Introduction

Conda is a package and environment manager. As a package manager it enables you to install a wide range of software and tools using one simple command: conda install. As an environment manager it allows you to create and manage multiple different environments, each with their own set of packages. What are the benefits of using an environment manager? Some examples include the ability to easily run different versions of the same package, have different cross-package dependencies that are otherwise incompatible with each other and, last but not least, easy installation of all the software needed for an analysis.

Environments are of particular relevance when making bioinformatics projects reproducible. Full reproducibility requires the ability to recreate the system that was originally used to generate the results. This can, to a large extent, be accomplished by using Conda to make a project environment with specific versions of the packages that are needed in the project. You can read more about Conda here.

A Conda package is a compressed tarball (system-level libraries, Python or other modules, executable programs or other components). Conda keeps track of the dependencies between packages and platforms - this means that when installing a given package, all necessary dependencies will also be installed.

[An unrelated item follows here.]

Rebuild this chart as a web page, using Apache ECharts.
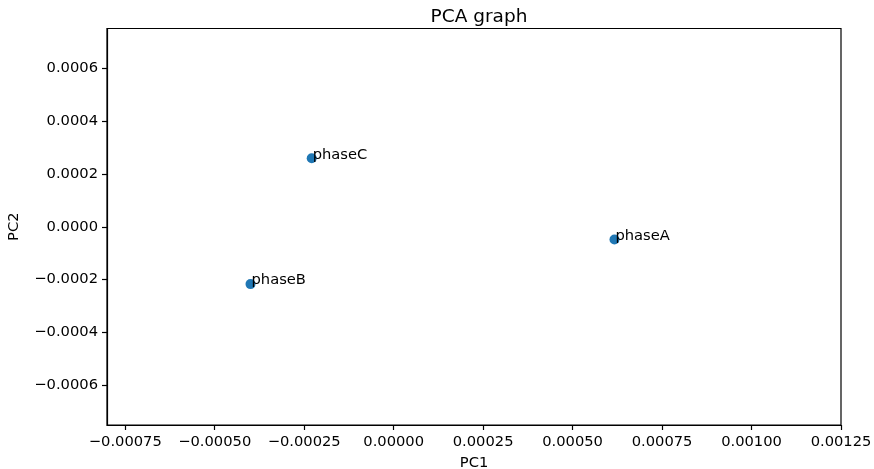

Conda packages are typically hosted and downloaded from remote so-called channels. Some widely used channels for general-purpose and bioinformatics packages are conda-forge and Bioconda, respectively. Both of these are community-driven projects, so if you're missing some package you can contribute to the channel by adding the package to it. When installing a Conda package you specify the package name, version (optional) and channel to download from.

A Conda environment is essentially a directory that is added to your PATH and that contains a specific collection of packages that you have installed. Packages are symlinked between environments to avoid unnecessary duplication.